[Figure scripts]
- - -
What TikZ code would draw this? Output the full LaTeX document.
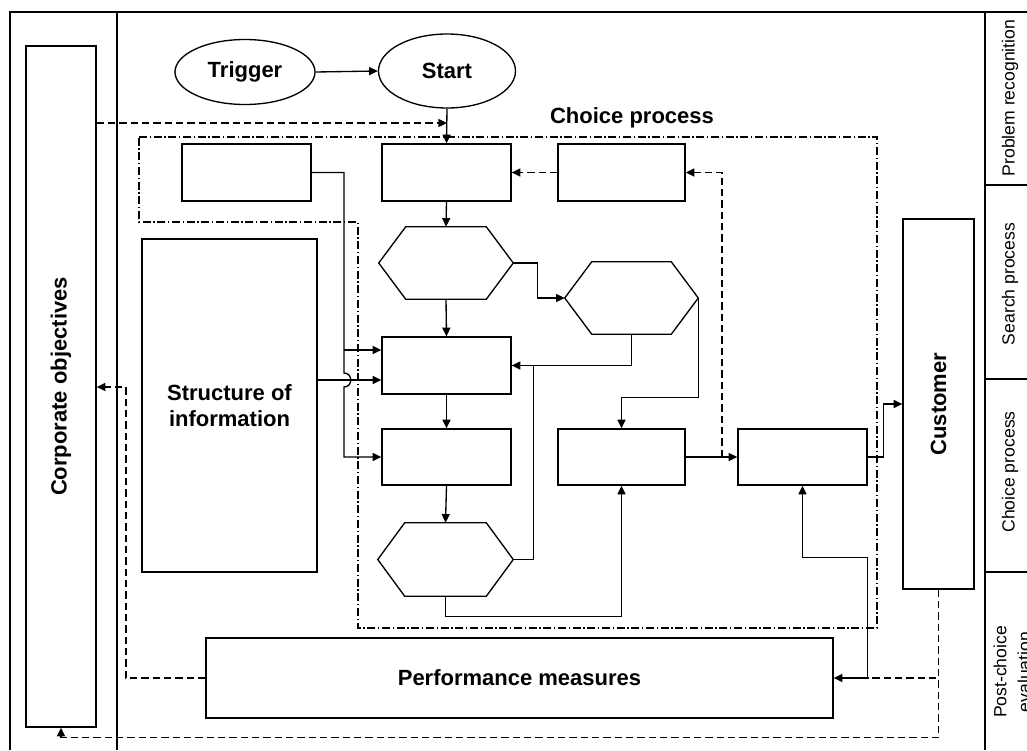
\documentclass[tikz,border=0pt]{standalone}
\usepackage{fontspec}
\setmainfont{Liberation Sans}
\usetikzlibrary{arrows.meta,shapes.geometric,fit,calc}
\newcommand\drawhexa[1]{\draw[ln] (#1.west) -- ([xshift=20.25pt]#1.north west) -- ([xshift=-20.25pt]#1.north east) -- (#1.east) -- ([xshift=-20.25pt]#1.south east) -- ([xshift=20.25pt]#1.south west) -- cycle;}
\begin{document}
\begin{tikzpicture}[x=0.75pt,y=-0.75pt,
 ln/.style={line width=1pt},
 boxn/.style={draw,ln,rectangle,inner sep=0pt},
 hexn/.style={rectangle,inner sep=0pt},
 ell/.style={draw,ln,ellipse,inner sep=0pt,font=\fontsize{16.5}{20}\selectfont\bfseries},
 tip/.tip={Triangle[length=6.5pt,width=6pt]},
 arr/.style={ln,-tip},
 arrboth/.style={ln,tip-tip},
 dsh/.style={ln,dash pattern=on 5.5pt off 3pt},
 dsharr/.style={dsh,-tip},
 dd/.style={ln,dash pattern=on 6pt off 2pt on 1pt off 2pt},
 bl/.style={font=\fontsize{16.5}{20}\selectfont\bfseries,inner sep=0pt},
 sl/.style={font=\fontsize{13.2}{18}\selectfont,inner sep=0pt},
]
\useasboundingbox (0,0) rectangle (1027,750);
\fill[white] (0,0) rectangle (1027,750);

% frame
\draw[ln] (10,750) -- (10,12) -- (1027,12);
\draw[ln] (117,12) -- (117,750);
\draw[ln] (985,12) -- (985,750);
\draw[ln] (985,185) -- (1027,185);
\draw[ln] (985,379) -- (1027,379);
\draw[ln] (985,572) -- (1027,572);
\node[sl,rotate=90] (L1) at (1010,98) {Problem recognition};
\node[sl,rotate=90] (L2) at (1010,284) {Search process};
\node[sl,rotate=90] (L3) at (1010,472) {Choice process};
\node[sl,rotate=90,align=center] (L4) at (1012,672) {Post-choice\\evaluation};

% choice process boundary
\draw[dd] (139,137) -- (877,137) -- (877,628) -- (358,628) -- (358,222) -- (139,222) -- cycle;
\node[bl] (CPL) at (632,118) {Choice process};

% ellipses
\node[ell,minimum width=105pt,minimum height=48.75pt] (Trig) at (245,72) {Trigger};
\node[ell,minimum width=102.75pt,minimum height=55.5pt] (Start) at (447,71) {Start};

% boxes
\node[boxn,fit={(26,46)(96,727)}] (Corp) {};
\node[bl,rotate=90] (CorpT) at (Corp.center) {Corporate objectives};
\node[boxn,fit={(182,144)(311,201)}] (A) {};
\node[boxn,fit={(382,144)(511,201)}] (B) {};
\node[boxn,fit={(558,144)(685,201)}] (C) {};
\node[boxn,fit={(382,337)(511,394)}] (D) {};
\node[boxn,fit={(382,429)(511,485)}] (G) {};
\node[boxn,fit={(558,429)(685,485)}] (E) {};
\node[boxn,fit={(738,429)(867,485)}] (F) {};
\node[boxn,fit={(142,239)(317,572)}] (Struct) {};
\node[bl,align=center] (StructT) at (Struct.center) {Structure of\\information};
\node[boxn,fit={(903,219)(974,589)}] (Cust) {};
\node[bl,rotate=90] (CustT) at (Cust.center) {Customer};
\node[boxn,fit={(206,638)(833,718)}] (Perf) {};
\node[bl] (PerfT) at (Perf.center) {Performance measures};

% hexagons
\node[hexn,fit={(379,227)(513,299)}] (H1) {};
\node[hexn,fit={(565,262)(698,334)}] (H2) {};
\node[hexn,fit={(378,523)(513,596)}] (H3) {};
\drawhexa{H1}
\drawhexa{H2}
\drawhexa{H3}

% helper coordinates
\coordinate (cj) at (447,123);
\coordinate (bj) at (344,350);
\coordinate (sj) at (317,380);
\coordinate (j1) at (722,457);
\coordinate (cv) at (126,387);

% connectors
\draw[arr] (Trig.east) -- (Start.west);
\draw[arr] (Start.south) -- (B.north);
\draw[dsharr] (Corp.east |- cj) -- (cj);
\draw[dsharr] (C.west) -- (B.east);
\draw[dsharr] (j1) |- (C.east);
\draw[arr] (A.east) -- (344,172.5) -- (344,373) .. controls (353,373) and (353,387) .. (344,387) -- (344,457) -- (G.west);
\draw[arr] (bj) -- (bj -| D.west);
\draw[arr] (sj) -- (sj -| D.west);
\draw[arr] (B.south) -- (H1.north);
\draw[arr] (H1.south) -- (D.north);
\draw[arr] (D.south) -- (G.north);
\draw[arr] (G.south) -- (H3.north);
\draw[arr] (H1.east) -- ++(24,0) |- (H2.west);
\draw[arr] (H2.south) |- (D.east);
\draw[ln] (H3.east) -- ++(20,0) |- (D.east);
\draw[arr] (H2.east) |- ($(E.north)+(0,-31)$) -- (E.north);
\draw[arr] (H3.south) -- ++(0,20) -| (E.south);
\draw[arr] (E.east) -- (F.west);
\draw[arr] (F.east) -- ++(16,0) |- (Cust.west);
\draw[arrboth] (Perf.east) -- ++(34,0) |- ($(F.south)+(0,72)$) -- (F.south);
\draw[dsh] (Cust.south) |- ($(Perf.east)+(34,0)$);
\draw[dsharr] (Cust.south) -- ++(0,148) -| (Corp.south);
\draw[dsharr] (Perf.west) -| (cv) -- (cv -| Corp.east);
\end{tikzpicture}
\end{document}
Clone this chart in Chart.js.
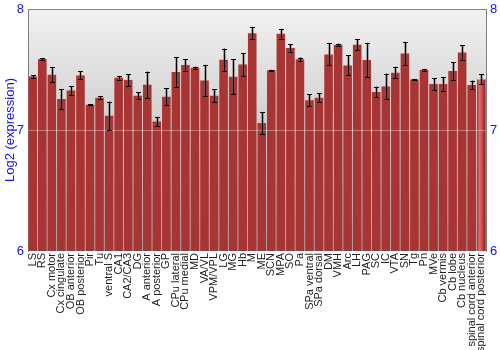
<!DOCTYPE html>
<html><head><meta charset="utf-8">
<script src="https://cdn.jsdelivr.net/npm/chart.js@4/dist/chart.umd.min.js"></script>
<style>html,body{margin:0;padding:0;background:#fff}#wrap{width:500px;height:350px}</style>
</head><body><div id="wrap"><canvas id="c" width="500" height="350"></canvas></div>
<script>
const categories = ["LS","RS","Cx motor","Cx cingulate","OB anterior","OB posterior","Pir","Tu","ventral S","CA1","CA2/CA3","DG","A anterior","A posterior","GP","CPu lateral","CPu medial","MD","VA/VL","VPM/VPL","LG","MG","Hb","M","ME","SCN","MPA","SO","Pa","SPa ventral","SPa dorsal","DM","VMH","Arc","LH","PAG","SC","IC","VTA","SN","Tg","Pn","MVe","Cb vermis","Cb lobe","Cb nucleus","spinal cord anterior","spinal cord posterior"];
const values = [7.443,7.587,7.457,7.256,7.327,7.451,7.209,7.267,7.118,7.432,7.413,7.283,7.374,7.071,7.275,7.479,7.537,7.515,7.41,7.283,7.581,7.44,7.542,7.8,7.058,7.493,7.796,7.678,7.584,7.245,7.267,7.625,7.705,7.534,7.705,7.578,7.314,7.36,7.474,7.633,7.418,7.496,7.38,7.38,7.488,7.641,7.372,7.418];
const errors = [0.01,0.006,0.062,0.08,0.037,0.033,0.004,0.011,0.117,0.015,0.05,0.028,0.108,0.038,0.072,0.124,0.047,0.008,0.128,0.055,0.091,0.143,0.094,0.052,0.091,0.005,0.04,0.03,0.015,0.05,0.039,0.09,0.008,0.083,0.044,0.142,0.044,0.106,0.048,0.095,0.004,0.005,0.05,0.056,0.072,0.061,0.036,0.041];
const yTicks = [6,7,8];

const bgPlugin = {
  id:'bg',
  beforeDraw(chart){
    const {ctx, chartArea:a} = chart;
    const g = ctx.createLinearGradient(0,a.top,0,a.bottom);
    g.addColorStop(0,'#f2f2f2'); g.addColorStop(1,'#a8a8a8');
    ctx.save(); ctx.fillStyle=g; ctx.fillRect(a.left,a.top,a.right-a.left,a.bottom-a.top);
    ctx.strokeStyle='#808080'; ctx.lineWidth=1;
    ctx.beginPath(); ctx.moveTo(a.left,a.top+0.5); ctx.lineTo(a.right,a.top+0.5); ctx.stroke();
    ctx.restore();
  },
  beforeDatasetsDraw(chart){
    const ctx = chart.ctx;
    chart.getDatasetMeta(0).data.forEach(el=>{
      const w = el.width;
      const g = ctx.createLinearGradient(el.x-w/2,0,el.x+w/2,0);
      g.addColorStop(0,'#a83434');
      g.addColorStop(0.3,'#e26a6a');
      g.addColorStop(0.6,'#ca4a4a');
      g.addColorStop(1,'#821c1c');
      el.options.backgroundColor = g;
    });
  },
  afterDatasetsDraw(chart){
    const {ctx, chartArea:a, scales:{y}} = chart;
    ctx.save();
    const y7 = Math.round(y.getPixelForValue(7))+0.5;
    ctx.strokeStyle='rgba(255,255,255,0.35)'; ctx.lineWidth=1;
    ctx.beginPath(); ctx.moveTo(a.left,y7); ctx.lineTo(a.right,y7); ctx.stroke();
    const meta = chart.getDatasetMeta(0);
    meta.data.forEach((bar,i)=>{
      const cx = Math.round(bar.x)+0.5;
      const t = y.getPixelForValue(values[i]+errors[i]);
      const b = y.getPixelForValue(values[i]-errors[i]);
      ctx.strokeStyle='rgba(90,90,90,0.45)'; ctx.lineWidth=3;
      ctx.beginPath(); ctx.moveTo(cx,t); ctx.lineTo(cx,b); ctx.stroke();
      ctx.strokeStyle='#000'; ctx.lineWidth=1;
      ctx.beginPath(); ctx.moveTo(cx,t); ctx.lineTo(cx,b);
      ctx.moveTo(cx-2.5,Math.round(t)+0.5); ctx.lineTo(cx+2.5,Math.round(t)+0.5);
      ctx.moveTo(cx-2.5,Math.round(b)+0.5); ctx.lineTo(cx+2.5,Math.round(b)+0.5);
      ctx.stroke();
    });
    ctx.restore();
  }
};

new Chart(document.getElementById('c'),{
  type:'bar',
  data:{labels:categories,datasets:[{data:values,backgroundColor:'#b03030',borderWidth:0,barPercentage:0.9,categoryPercentage:1,base:6}]},
  options:{
    responsive:false,animation:false,
    layout:{padding:{top:9,left:0,right:0,bottom:0}},
    plugins:{legend:{display:false},tooltip:{enabled:false}},
    scales:{
      x:{
        grid:{display:false,drawTicks:false},
        border:{display:false},
        ticks:{autoSkip:false,maxRotation:90,minRotation:90,padding:2,color:'#222',font:{family:'Liberation Sans, Arial',size:11}},
        afterFit(s){s.height=99;}
      },
      y:{
        position:'left',min:6,max:8,
        grid:{display:false,drawTicks:true,tickLength:3,color:'#808080'},
        border:{display:true,color:'#808080'},
        afterBuildTicks(s){s.ticks=yTicks.map(v=>({value:v}));},
        ticks:{color:'#1010ff',padding:1,font:{family:'Liberation Sans, Arial',size:13}},
        title:{display:true,text:'Log2 (expression)',color:'#1010ff',padding:{top:3,bottom:0},font:{family:'Liberation Sans, Arial',size:13}},
        afterFit(s){s.width=28;}
      },
      y2:{
        position:'right',min:6,max:8,
        grid:{display:false,drawTicks:true,tickLength:3,color:'#808080'},
        border:{display:true,color:'#808080'},
        afterBuildTicks(s){s.ticks=yTicks.map(v=>({value:v}));},
        ticks:{color:'#1010ff',padding:1,font:{family:'Liberation Sans, Arial',size:13}},
        afterFit(s){s.width=14;}
      }
    }
  },
  plugins:[bgPlugin]
});
</script></body></html>
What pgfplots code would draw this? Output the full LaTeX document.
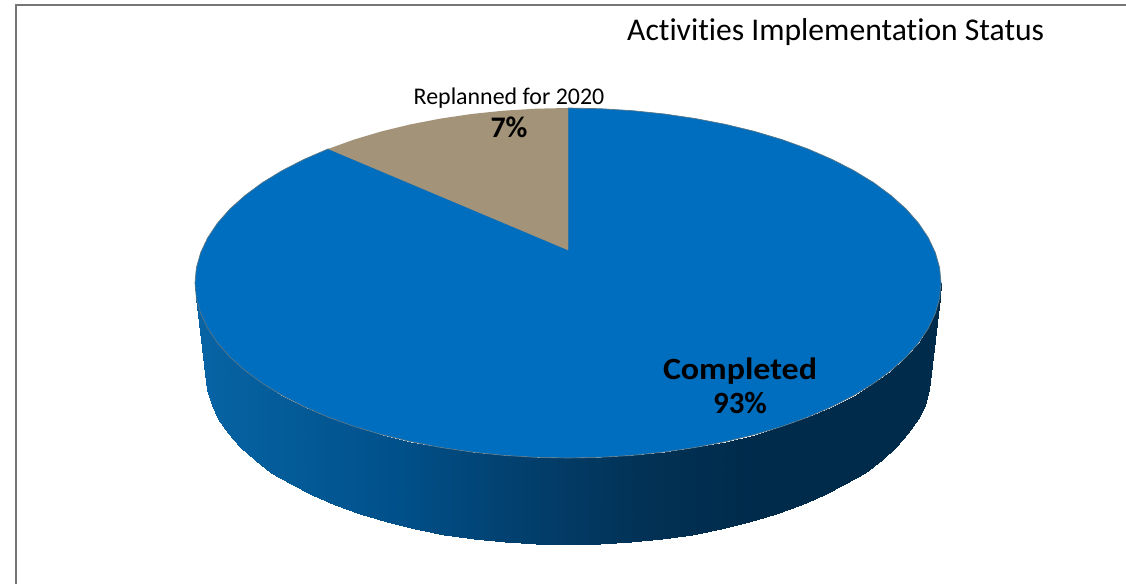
\documentclass[border=0pt]{standalone}
\usepackage{fontspec}
\setmainfont{Carlito}[Ligatures=NoCommon]
\usepackage{pgfplots}
\pgfplotsset{compat=1.18}
\definecolor{pieblue}{RGB}{0,110,190}
\definecolor{piebrown}{RGB}{163,148,121}
\definecolor{rimline}{RGB}{88,118,135}
\definecolor{framegray}{RGB}{118,118,118}
\begin{document}
\begin{tikzpicture}
\path[use as bounding box] (0,0) rectangle (1126bp,584bp);
\begin{axis}[
  at={(0,0)}, anchor=south west,
  width=1126bp, height=584bp, scale only axis,
  xmin=0, xmax=1126, ymin=0, ymax=584, zmin=-1, zmax=1,
  view={0}{90},
  axis lines=none, clip=true,
  colormap={side}{rgb255(0pt)=(8,100,166); rgb255(105pt)=(3,90,150); rgb255(205pt)=(0,80,138); rgb255(305pt)=(2,66,114); rgb255(445pt)=(2,50,86); rgb255(555pt)=(0,43,75); rgb255(746pt)=(0,43,75)},
  point meta min=195, point meta max=941,
]
% frame
\addplot[framegray, line width=2bp, forget plot] coordinates {(16,0) (16,579) (1126,579)};
% side of the disc
\addplot3[surf, shader=interp, mesh/rows=2, point meta=x, forget plot] table {
x y z
195 301 0
196.4 285.7 0
200.7 270.6 0
207.7 255.7 0
217.5 241.1 0
229.9 227 0
245 213.5 0
262.4 200.6 0
282.3 188.5 0
304.2 177.3 0
328.2 166.9 0
354 157.6 0
381.5 149.4 0
410.4 142.4 0
440.4 136.6 0
471.5 132 0
503.2 128.7 0
535.5 126.7 0
568 126 0
600.5 126.7 0
632.8 128.7 0
664.5 132 0
695.6 136.6 0
725.6 142.4 0
754.5 149.4 0
782 157.6 0
807.8 166.9 0
831.8 177.3 0
853.7 188.5 0
873.6 200.6 0
891 213.5 0
906.1 227 0
918.5 241.1 0
928.3 255.7 0
935.3 270.6 0
939.6 285.7 0
941 301 0
206 209 0
207.4 194.2 0
211.5 179.5 0
218.3 165 0
227.8 150.9 0
239.9 137.2 0
254.5 124 0
271.4 111.5 0
290.7 99.7 0
312 88.8 0
335.3 78.8 0
360.4 69.7 0
387 61.8 0
415 54.9 0
444.2 49.3 0
474.3 44.8 0
505.2 41.6 0
536.4 39.6 0
568 39 0
599.6 39.6 0
630.8 41.6 0
661.7 44.8 0
691.8 49.3 0
721 54.9 0
749 61.8 0
775.6 69.7 0
800.7 78.8 0
824 88.8 0
845.3 99.7 0
864.6 111.5 0
881.5 124 0
896.1 137.2 0
908.2 150.9 0
917.7 165 0
924.5 179.5 0
928.6 194.2 0
930 209 0
};
% Completed 93%
\addplot[fill=pieblue, draw=rimline, line width=0.7bp, forget plot] coordinates {
(568,334) (568,476) (600.5,475.3) (632.8,473.3) (664.5,470) (695.6,465.4) (725.6,459.6) (754.5,452.6) (782,444.4) (807.8,435.1) (831.8,424.7) (853.7,413.5) (873.6,401.4) (891,388.5) (906.1,375) (918.5,360.9) (928.3,346.3) (935.3,331.4) (939.6,316.3) (941,301)
(939.6,285.7) (935.3,270.6) (928.3,255.7) (918.5,241.1) (906.1,227) (891,213.5) (873.6,200.6) (853.7,188.5) (831.8,177.3) (807.8,166.9) (782,157.6) (754.5,149.4) (725.6,142.4) (695.6,136.6) (664.5,132) (632.8,128.7) (600.5,126.7) (568,126)
(535.5,126.7) (503.2,128.7) (471.5,132) (440.4,136.6) (410.4,142.4) (381.5,149.4) (354,157.6) (328.2,166.9) (304.2,177.3) (282.3,188.5) (262.4,200.6) (245,213.5) (229.9,227) (217.5,241.1) (207.7,255.7) (200.7,270.6) (196.4,285.7) (195,301)
(196.4,316.3) (200.7,331.4) (207.7,346.3) (217.5,360.9) (229.9,375) (245,388.5) (262.4,401.4) (282.3,413.5) (304.2,424.7) (328.2,435.1) (568,334)
};
% Replanned for 2020 7%
\addplot[fill=piebrown, draw=none, forget plot] coordinates {
(568,334) (568,476) (535.5,475.3) (503.2,473.3) (471.5,470) (440.4,465.4) (410.4,459.6) (381.5,452.6) (354,444.4) (328.2,435.1) (568,334)
};
\node[anchor=west, inner sep=0pt, font=\fontsize{31.75}{32}\selectfont] at (axis cs:627,552) {Activities Implementation Status};
\node[inner sep=0pt, font=\fontsize{24}{24}\selectfont] at (axis cs:509,486) {Replanned for 2020};
\node[inner sep=0pt, font=\fontsize{30}{30}\selectfont\bfseries] at (axis cs:509,457) {7\%};
\node[inner sep=0pt, xscale=1.1, transform shape, font=\fontsize{31}{31}\selectfont\bfseries] at (axis cs:740,213) {Completed};
\node[inner sep=0pt, font=\fontsize{31}{31}\selectfont\bfseries] at (axis cs:740,181) {93\%};
\end{axis}
\end{tikzpicture}
\end{document}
- - -
**Instruction:** For this exercise, gather every line of the data that contains the word "Output".

**Result of the exercise:**
What TikZ code would draw this? Output the full LaTeX document.
What pgfplots code would draw this? Output the full LaTeX document.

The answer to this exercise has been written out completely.